Rob Farr wrote:From University of California Press: The Anatomy of Harpo Marx is a luxuriant, detailed play-by-play account of Harpo Marx's physical movements as captured on screen. Wayne Koestenbaum guides us through the thirteen Marx Brothers films, from The Cocoanuts in 1929 to Love Happy in 1950, to focus on Harpo's chief and yet heretofore unexplored attribute--his profound and contradictory corporeality. Koestenbaum celebrates the astonishing range of Harpo's body--its kinks, sexual multiplicities, somnolence, Jewishness, cute pathos, and more....

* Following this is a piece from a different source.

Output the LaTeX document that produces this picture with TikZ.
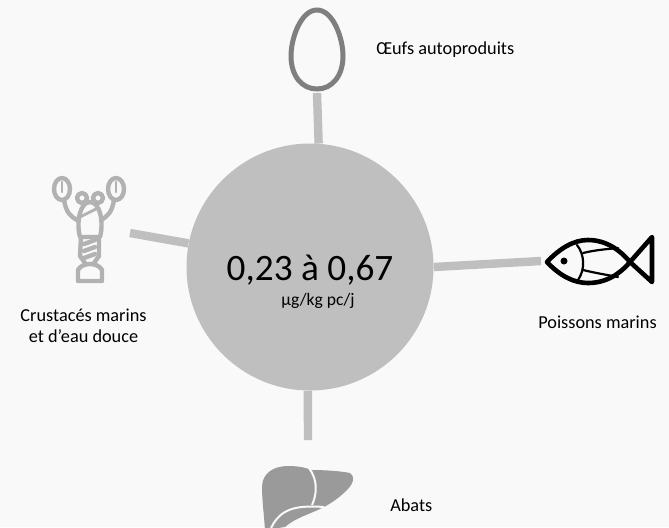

When the Marx Brothers were appearing in
Animal Crackers on Broadway, an English critic named William Bolitho went into raptures about Harpo. He wrote of how he marvelled at the "inviolable mutism [Harpo] keeps proper to his extrahumanity, at his phantom tricks which belong to a largely incommunicable dream world." Robert Benchley, who was then a critic for the humor magazine
Life, quoted this passage from Bolitho's review and added: "Harpo should know about this." In a more straightforward vein, Benchley went on to say that, in his opinion, we laugh at Harpo not because of his inviolable mutism but because he's funny.
I prefer Benchley's approach to criticism: straight, no chaser.